18:45Se ‘conjunto da obra’ tirou Dilma, Maduro merece mais a defenestração

por Clóvis Rossi

Guardadas as devidas proporções, as manifestações de quinta-feira (1º) na Venezuela pró e contra o governo de Nicolás Maduro lembram as que ocorreram no Brasil a favor e contra o impeachment de Dilma Rousseff: a grande maioria, cá como lá, era contra o governo.

As semelhanças param aí. No Brasil, o governo do PT, tantas vezes equiparado ao bolivarianismo, não mexeu um dedo para dificultar a mobilização pró-impeachment.

Na Venezuela, ao contrário, o governo foi ao extremo, ridículo e autoritário ao mesmo tempo, de proibir até o desembarque de ao menos sete jornalistas estrangeiros, como se possível esconder do mundo o tamanho da massa que participou da chamada “Toma de Caracas”.

Exatamente pela truculência do governo venezuelano, é pouco razoável esperar que as marchas contribuam na Venezuela para o desenlace aqui ocorrido, ou seja, o afastamento do presidente de turno.

Se, no Brasil, há uma viva polêmica sobre a legitimidade do impeachment, na Venezuela, ao contrário, o chamado referendo revogatório –cuja realização ainda este ano era o grande objetivo da manifestação– não só está previsto na Constituição como é uma iniciativa do guru do regime, Hugo Chávez.

Dizia ele, sabiamente: “Passada a metade do mandato sempre me pareceu que o povo deve submeter seus governantes a uma avaliação. Três anos é tempo mais que suficiente para que um povo saiba se esse representante está cumprindo [seu papel] ou se lhe deu as costas”.

É nessa situação, exatamente, em que está a Venezuela: Maduro foi eleito em abril de 2013, está prestes a cumprir três anos de mandato e, claramente, fracassou.

A Venezuela enfrenta uma recessão brutal, que faz a do Brasil parecer suave; tem uma inflação recorde mundial; falta tudo nos comércios, a ponto de os venezuelanos invadirem, sempre que podem, pobres cidades fronteiriças do Brasil e da Colômbia, como se fossem Miamis, paraísos de consumo.

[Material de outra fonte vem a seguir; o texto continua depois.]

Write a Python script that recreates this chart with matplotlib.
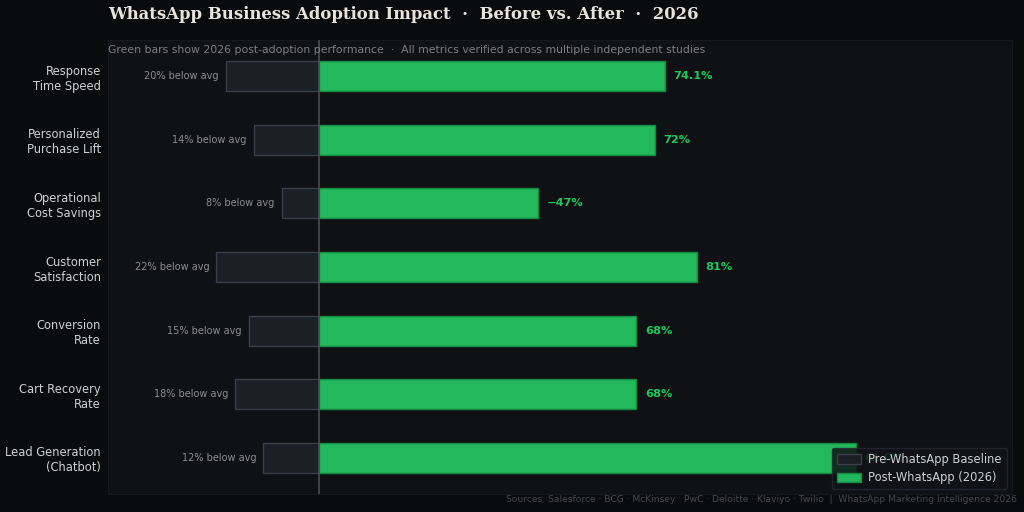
import matplotlib
matplotlib.use("Agg")
import matplotlib.pyplot as plt

categories = ["Response\nTime Speed", "Personalized\nPurchase Lift", "Operational\nCost Savings",
              "Customer\nSatisfaction", "Conversion\nRate", "Cart Recovery\nRate", "Lead Generation\n(Chatbot)"]
baseline = [20, 14, 8, 22, 15, 18, 12]
post = [74.1, 72, 47, 81, 68, 68, 115]
post_labels = ["74.1%", "72%", "\u221247%", "81%", "68%", "68%", "61.0%"]

fig = plt.figure(figsize=(10.24, 5.12), dpi=100, facecolor="#0a0b0d")
ax = fig.add_axes([0.1055, 0.035, 0.8825, 0.887])
ax.set_facecolor("#0f1115")

y = list(range(len(categories)))
ax.barh(y, [-b for b in baseline], height=0.47, color="#1c1f26", edgecolor="#3b3e46",
        linewidth=1, label="Pre-WhatsApp Baseline", zorder=2)
ax.barh(y, post, height=0.47, color="#22b85b", edgecolor="#178a42",
        linewidth=1, label="Post-WhatsApp (2026)", zorder=2)

for yi, b, p, pl in zip(y, baseline, post, post_labels):
    ax.text(-b - 1.5, yi, f"{b}% below avg", ha="right", va="center",
            color="#8a8d93", fontsize=7, zorder=3)
    ax.text(p + 1.8, yi, pl, ha="left", va="center", color="#22c55e",
            fontsize=8.2, fontweight="bold", zorder=3)

ax.axvline(0, color="#4a4d55", linewidth=1.2, zorder=3)
ax.set_xlim(-45.2, 148.4)
ax.set_ylim(6.57, -0.57)
ax.set_yticks(y)
ax.set_yticklabels(categories, color="#d0d0d0", fontsize=8.3)
ax.set_xticks([])
ax.tick_params(axis="y", length=0, pad=5)
for s in ax.spines.values():
    s.set_color("#16181d")
    s.set_linewidth(0.8)

fig.text(0.1055, 0.972, "WhatsApp Business Adoption Impact  \u00b7  Before vs. After  \u00b7  2026",
         fontfamily="DejaVu Serif", fontweight="bold", fontsize=11.9, color="#e8e4dc",
         ha="left", va="center")
ax.text(0.0, 0.988, "Green bars show 2026 post-adoption performance  \u00b7  All metrics verified across multiple independent studies",
        transform=ax.transAxes, ha="left", va="top", fontsize=7.8, color="#7a7d83")
fig.text(0.993, 0.025, "Sources: Salesforce \u00b7 BCG \u00b7 McKinsey \u00b7 PwC \u00b7 Deloitte \u00b7 Klaviyo \u00b7 Twilio  |  WhatsApp Marketing Intelligence 2026",
         ha="right", va="center", fontsize=6.6, color="#45484e")

leg = ax.legend(loc="lower right", fontsize=8.3, facecolor="#111318", edgecolor="#25282e",
                labelcolor="#d0d0d0", framealpha=0.85, borderpad=0.45, handlelength=2.1,
                handleheight=0.9, labelspacing=0.45, handletextpad=0.6, borderaxespad=0.4)
leg.set_zorder(5)

fig.savefig("out.png", dpi=100, facecolor=fig.get_facecolor())
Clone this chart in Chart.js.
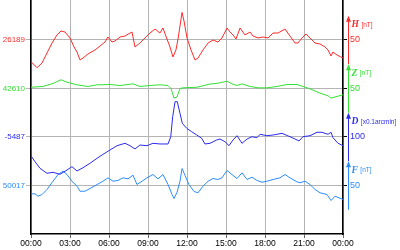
<!DOCTYPE html>
<html lang="en">
<head>
<meta charset="UTF-8">
<title>Geomagnetic variation H Z D F</title>
<script src="https://cdn.jsdelivr.net/npm/chart.js"></script>
<style>
    body { margin: 0; background: #fff; }
    canvas { display: block; }
</style>
</head>
<body>
<canvas id="magChart" width="400" height="250"></canvas>
<script>
// hours since 00:00 and readings for each component
const hTimes = [0,0.46,0.85,1.23,1.62,2.0,2.31,2.62,3.0,3.31,3.54,3.77,4.0,4.38,4.92,5.31,5.69,5.92,6.23,6.46,6.85,7.23,7.62,7.77,8.0,8.38,8.77,9.15,9.54,9.92,10.15,10.46,10.69,10.92,11.15,11.31,11.62,11.77,12.0,12.31,12.62,12.85,13.23,13.62,14.0,14.38,14.69,15.08,15.31,15.54,15.77,16.08,16.46,16.85,17.08,17.46,17.85,18.23,18.62,19.0,19.54,19.92,20.31,20.54,20.85,21.15,21.46,21.85,22.23,22.62,22.85,23.08,23.23,23.54,24.0];
const hValues = [26166.6,26160.4,26165.3,26175.6,26185.9,26194.2,26198.3,26197.2,26191.1,26181.8,26176.6,26168.4,26170.4,26174.6,26178.7,26182.8,26186.9,26192.1,26186.9,26188.0,26192.1,26193.1,26196.2,26197.2,26181.8,26185.9,26191.1,26196.2,26200.3,26196.2,26201.4,26190.0,26181.8,26171.5,26178.7,26190.0,26217.4,26208.6,26191.1,26178.7,26168.4,26170.4,26178.7,26185.9,26189.0,26186.9,26191.1,26201.4,26197.2,26194.2,26190.0,26201.4,26194.2,26197.2,26193.1,26191.1,26192.1,26191.1,26196.2,26196.2,26200.3,26193.1,26185.9,26185.9,26191.1,26195.2,26191.1,26185.9,26184.9,26181.8,26178.7,26172.5,26176.6,26173.5,26170.4];

const zTimes = [0,0.92,1.69,2.31,2.77,3.54,4.38,5.08,6.08,6.85,7.85,8.38,9.15,9.92,10.54,10.77,11.0,11.23,11.46,11.69,12.23,12.77,13.31,13.77,14.38,15.08,15.46,15.85,16.23,16.85,17.46,18.15,18.92,19.69,20.46,20.92,21.46,22.23,22.85,23.08,23.23,24.0];
const zValues = [42611.3,42612.1,42615.2,42619.0,42616.5,42613.8,42612.1,42613.8,42614.1,42613.1,42614.8,42612.1,42613.1,42613.8,42613.1,42610.0,42600.2,42601.2,42610.0,42610.7,42611.0,42611.3,42613.1,42614.6,42615.5,42617.5,42614.8,42613.1,42614.8,42612.1,42610.7,42610.7,42612.1,42614.1,42614.1,42612.1,42609.7,42605.2,42602.5,42600.0,42600.7,42603.5];

const dTimes = [0,0.31,0.69,1.23,1.69,2.23,2.77,3.15,3.54,4.0,4.54,5.08,5.54,6.08,6.62,7.23,7.62,8.0,8.38,8.92,9.38,9.92,10.54,10.75,10.9,11.08,11.25,11.46,11.64,11.98,12.36,12.75,13.13,13.38,13.77,14.28,14.54,14.92,15.23,15.54,15.85,16.23,16.62,17.0,17.38,17.62,18.15,18.62,19.31,19.92,20.31,20.62,20.92,21.46,22.0,22.38,22.85,23.08,23.23,23.62,24.0];
const dValues = [-5525.6,-5537.9,-5551.5,-5561.9,-5559.8,-5563.9,-5555.0,-5548.2,-5557.1,-5550.3,-5541.2,-5530.9,-5522.7,-5513.8,-5504.9,-5500.0,-5504.9,-5511.7,-5503.5,-5504.9,-5500.0,-5501.4,-5501.4,-5486.4,-5445.1,-5414.2,-5414.2,-5438.1,-5458.8,-5469.1,-5476.1,-5482.9,-5489.7,-5501.4,-5500.0,-5493.2,-5491.1,-5496.7,-5504.9,-5493.2,-5484.3,-5500.0,-5491.1,-5486.4,-5488.4,-5481.4,-5484.3,-5482.9,-5479.4,-5486.4,-5491.1,-5495.2,-5486.4,-5484.3,-5477.3,-5477.3,-5481.4,-5477.3,-5488.4,-5500.0,-5504.9];

const fTimes = [0,0.31,0.54,0.85,1.23,1.69,2.08,2.46,2.77,3.15,3.54,3.77,4.15,4.54,5.08,5.54,5.92,6.31,6.69,7.08,7.46,7.85,8.15,8.54,8.92,9.38,9.77,10.15,10.54,10.85,11.0,11.23,11.46,11.62,11.85,12.15,12.54,12.85,13.23,13.62,14.0,14.38,14.69,15.08,15.46,15.85,16.23,16.62,17.0,17.38,17.77,18.15,18.62,19.15,19.54,19.92,20.46,20.69,21.08,21.46,21.85,22.23,22.77,23.08,23.38,24.0];
const fValues = [50008.4,50008.4,50006.0,50007.7,50012.9,50021.4,50028.3,50031.7,50028.3,50021.4,50016.3,50011.1,50011.1,50013.9,50018.0,50021.4,50024.9,50021.4,50022.2,50024.9,50023.9,50027.6,50018.0,50021.4,50024.9,50028.3,50023.9,50028.3,50018.0,50007.7,50003.6,50009.8,50021.4,50034.5,50027.3,50018.0,50010.8,50009.5,50016.3,50021.4,50024.2,50023.2,50024.9,50032.5,50028.3,50024.2,50030.1,50023.2,50025.6,50022.2,50020.4,50021.4,50023.2,50024.9,50028.3,50024.9,50020.8,50019.8,50021.4,50018.0,50012.9,50009.5,50007.7,50001.5,50006.0,50002.6];

// order: H, Z, D, F (top to bottom)
const components = ['H', 'Z', 'D', 'F'];
const baseValues = [26189, 42610, -5487, 50017];
const scaleSteps = [50, 50, 100, 50];
const unitLabels = ['[nT]', '[nT]', '[x0.1arcmin]', '[nT]'];
const xTickLabels = ['00:00','03:00','06:00','09:00','12:00','15:00','18:00','21:00','00:00'];

const colors = ['#ff2a2a', '#33e033', '#2b2bf0', '#2a8cff'];
const SLOT_MAX = 234 / 48.5;   // grid rows in plot height
const FONT = '"Liberation Sans", Arial, sans-serif';

function slotOf(i) { return 4 - i; }

function pairs(ts, vs) {
    return ts.map((t, i) => ({ x: t, y: vs[i] }));
}

const series = [pairs(hTimes, hValues), pairs(zTimes, zValues), pairs(dTimes, dValues), pairs(fTimes, fValues)];

const scales = {
    x: {
        type: 'linear', min: 0, max: 24,
        afterBuildTicks: s => { s.ticks = xTickLabels.map((_, i) => ({ value: i * 3 })); },
        afterFit: s => { s.height = 16; s.paddingLeft = 0; s.paddingRight = 0; },
        ticks: {
            callback: (v, i) => xTickLabels[i],
            color: '#000', font: { family: FONT, size: 8.5 }, padding: 1, maxRotation: 0, autoSkip: false
        },
        grid: { color: '#b4b4b4', lineWidth: 1, tickLength: 4, tickColor: '#666' },
        border: { color: '#000', width: 1.5 }
    },
    y: {
        position: 'left', min: 0, max: SLOT_MAX,
        afterBuildTicks: s => { s.ticks = [1, 2, 3, 4].map(v => ({ value: v })); },
        afterFit: s => { s.width = 31; s.paddingTop = 0; s.paddingBottom = 0; },
        ticks: {
            callback: v => String(baseValues[4 - v]),
            color: c => colors[4 - c.tick.value],
            font: { family: FONT, size: 8 }, padding: 1
        },
        grid: { color: '#b4b4b4', lineWidth: 1, tickLength: 5 },
        border: { color: '#000', width: 1.5 }
    },
    yr: {
        position: 'right', min: 0, max: SLOT_MAX,
        afterBuildTicks: s => { s.ticks = [1, 2, 3, 4].map(v => ({ value: v })); },
        afterFit: s => { s.width = 57; s.paddingTop = 0; s.paddingBottom = 0; },
        ticks: {
            callback: v => String(scaleSteps[4 - v]),
            color: c => colors[4 - c.tick.value],
            font: { family: FONT, size: 9 }, padding: 3
        },
        grid: { drawOnChartArea: false, tickLength: 4, color: '#000' },
        border: { color: '#000', width: 1.5 }
    }
};

// one hidden axis per component so each trace keeps its own units
components.forEach((c, i) => {
    const min = baseValues[i] - slotOf(i) * scaleSteps[i];
    scales['y' + c] = { display: false, min: min, max: min + SLOT_MAX * scaleSteps[i] };
});

const sideLabels = {
    id: 'sideLabels',
    afterDraw(chart) {
        const c = chart.ctx;
        const ys = chart.scales.y;
        const x0 = chart.chartArea.right + 5.5;
        const half = (ys.getPixelForValue(0) - ys.getPixelForValue(1)) / 2;
        components.forEach((name, i) => {
            const yc = ys.getPixelForValue(slotOf(i));
            c.save();
            c.strokeStyle = colors[i];
            c.fillStyle = colors[i];
            c.lineWidth = 1;
            c.beginPath();
            c.moveTo(x0, yc + half);
            c.lineTo(x0, yc - half + 3);
            c.stroke();
            c.beginPath();
            c.moveTo(x0, yc - half);
            c.lineTo(x0 - 2.5, yc - half + 6);
            c.lineTo(x0 + 2.5, yc - half + 6);
            c.closePath();
            c.fill();
            c.textBaseline = 'middle';
            c.font = 'bold italic 9.5px "Liberation Serif", serif';
            c.fillText(name, x0 + 3, yc - 15);
            const w = c.measureText(name).width;
            c.font = '6.5px ' + FONT;
            c.fillText(unitLabels[i], x0 + 4 + w + 1.5, yc - 15);
            c.restore();
        });
    }
};

new Chart(document.getElementById('magChart'), {
    type: 'line',
    data: {
        datasets: components.map((c, i) => ({
            label: c,
            data: series[i],
            yAxisID: 'y' + c,
            borderColor: colors[i],
            borderWidth: 1,
            pointRadius: 0,
            tension: 0,
            fill: false
        }))
    },
    options: {
        responsive: false,
        animation: false,
        layout: { padding: 0 },
        plugins: { legend: { display: false }, tooltip: { enabled: false } },
        scales: scales
    },
    plugins: [sideLabels]
});
</script>
</body>
</html>
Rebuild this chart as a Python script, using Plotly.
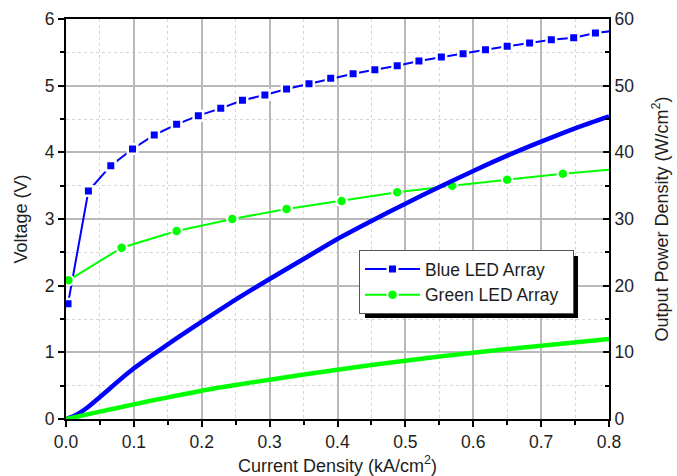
import plotly.graph_objects as go

# Voltage vs current density (left axis)
blue_v_j = [0.003, 0.033, 0.066, 0.098, 0.130, 0.163, 0.195, 0.228, 0.260, 0.293, 0.325, 0.358, 0.390,
            0.423, 0.455, 0.488, 0.520, 0.553, 0.585, 0.618, 0.650, 0.683, 0.715, 0.748, 0.780, 0.813]
blue_v = [1.73, 3.42, 3.80, 4.05, 4.26, 4.42, 4.55, 4.66, 4.78, 4.86, 4.95, 5.03, 5.11,
          5.18, 5.24, 5.30, 5.37, 5.43, 5.48, 5.54, 5.59, 5.64, 5.69, 5.72, 5.79, 5.83]

green_v_j = [0.0035, 0.082, 0.163, 0.245, 0.325, 0.406, 0.488, 0.569, 0.650, 0.732, 0.813]
green_v = [2.08, 2.57, 2.82, 3.00, 3.15, 3.27, 3.40, 3.50, 3.59, 3.68, 3.75]

# Output power density vs current density (right axis)
blue_p_j = [0, 0.01, 0.02, 0.03, 0.05, 0.1, 0.15, 0.2, 0.25, 0.3, 0.35, 0.4,
            0.45, 0.5, 0.55, 0.6, 0.65, 0.7, 0.75, 0.8]
blue_p = [0, 0.35, 0.9, 1.6, 3.3, 7.6, 11.2, 14.6, 17.9, 21.0, 24.0, 27.0,
          29.7, 32.3, 34.8, 37.2, 39.5, 41.6, 43.6, 45.4]

green_p_j = [0, 0.05, 0.1, 0.15, 0.2, 0.25, 0.3, 0.4, 0.5, 0.6, 0.7, 0.8]
green_p = [0, 1.1, 2.2, 3.25, 4.25, 5.1, 5.9, 7.4, 8.75, 9.95, 11.0, 12.0]

BLUE = "#0000ff"
GREEN = "#00ff00"
FONT = "Liberation Sans, Arial, sans-serif"
TXT = "#1e1e1e"

fig = go.Figure()

fig.add_trace(go.Scatter(
    x=blue_p_j, y=blue_p, yaxis="y2", mode="lines",
    line=dict(color=BLUE, width=4.5, shape="spline", smoothing=0.8),
    showlegend=False))
fig.add_trace(go.Scatter(
    x=green_p_j, y=green_p, yaxis="y2", mode="lines",
    line=dict(color=GREEN, width=4.5, shape="spline", smoothing=0.8),
    showlegend=False))

fig.add_trace(go.Scatter(
    x=blue_v_j, y=blue_v, mode="lines+markers", name="Blue LED Array\u00a0\u00a0",
    line=dict(color=BLUE, width=2),
    marker=dict(symbol="square", size=9.5, color=BLUE, line=dict(color="white", width=2.5))))
fig.add_trace(go.Scatter(
    x=green_v_j, y=green_v, mode="lines+markers", name="Green LED Array\u00a0\u00a0",
    line=dict(color=GREEN, width=2),
    marker=dict(symbol="circle", size=10.5, color=GREEN, line=dict(color="white", width=2))))

# drop shadow behind the legend box
fig.add_shape(type="rect", xref="paper", yref="paper",
              x0=0.5506, x1=0.9429, y0=0.2525, y1=0.4075,
              fillcolor="black", line=dict(width=0), layer="above")

fig.update_layout(
    width=677, height=476,
    margin=dict(l=66, r=68, t=19, b=57, autoexpand=False),
    paper_bgcolor="white", plot_bgcolor="white",
    font=dict(family=FONT, size=17.5, color=TXT),
    showlegend=True,
    legend=dict(x=0.5396, y=0.4225, xanchor="left", yanchor="top",
                bgcolor="white", bordercolor="#555555", borderwidth=1,
                font=dict(family=FONT, size=17.5, color=TXT),
                itemwidth=55, tracegroupgap=0),
    xaxis=dict(
        range=[0, 0.8], dtick=0.1, tick0=0, tickformat=".1f", automargin=False,
        showline=True, linecolor="black", linewidth=2, mirror=True,
        ticks="outside", ticklen=6, tickwidth=1.5, tickcolor="black",
        showgrid=True, gridcolor="#b9b9b9", gridwidth=1.5,
        zeroline=False,
        minor=dict(dtick=0.05, ticks="outside", ticklen=4, tickwidth=1.5, tickcolor="black",
                   showgrid=True, gridcolor="#d6d6d6", griddash="dot", gridwidth=1),
        title=dict(text="Current Density (kA/cm<sup>2</sup>)", font=dict(size=18), standoff=14),
    ),
    yaxis=dict(
        range=[0, 6], dtick=1, tick0=0, automargin=False,
        showline=True, linecolor="black", linewidth=2,
        ticks="outside", ticklen=6, tickwidth=1.5, tickcolor="black",
        showgrid=True, gridcolor="#b9b9b9", gridwidth=1.5,
        zeroline=False,
        minor=dict(dtick=0.5, ticks="outside", ticklen=4, tickwidth=1.5, tickcolor="black",
                   showgrid=True, gridcolor="#d6d6d6", griddash="dot", gridwidth=1),
        title=dict(text="Voltage (V)", font=dict(size=18), standoff=12),
    ),
    yaxis2=dict(
        range=[0, 60], dtick=10, tick0=0, overlaying="y", side="right", automargin=False,
        showline=True, linecolor="black", linewidth=2,
        ticks="inside", ticklen=6, tickwidth=1.5, tickcolor="black",
        showgrid=False, zeroline=False,
        minor=dict(dtick=5, ticks="inside", ticklen=4, tickwidth=1.5, tickcolor="black", showgrid=False),
        title=dict(text="Output Power Density (W/cm<sup>2</sup>)", font=dict(size=18), standoff=22),
    ),
)

fig.write_html("out.html")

Sem falar no segundo índice de assassinatos por 100 mil habitantes, atrás apenas de Honduras.

Se o “conjunto da obra” acabou sendo o real motivo para decapitar Dilma, Maduro merece muito mais a defenestração.

Mas, ao contrário da então mandatária brasileira, que seguiu as regras do jogo, Maduro transformou seu país em uma “democracia autoritária”, para usar expressão do chanceler Rodolfo Nin Novoa, do Uruguai, último país do Mercosul que ainda não ataca a Venezuela.

Seu antecessor no cargo, o hoje secretário-geral da OEA, Luis Almagro, proclama “o fim da democracia” na Venezuela e classifica o governo como tirania.

Detalhe relevante: Almagro foi chanceler com José Mujica, ícone da esquerda, e não pode, portanto, ser chamado de títere do imperialismo, como Maduro faz com todos os que o criticam.

Nesse contexto, e já que a Venezuela se meteu em assuntos internos brasileiros ao considerar ilegítima decisão soberana do Congresso Nacional, é hora de o Brasil reagir e pôr pressão para tentar salvar a Venezuela de um fracasso que, com Maduro, só se acentuará.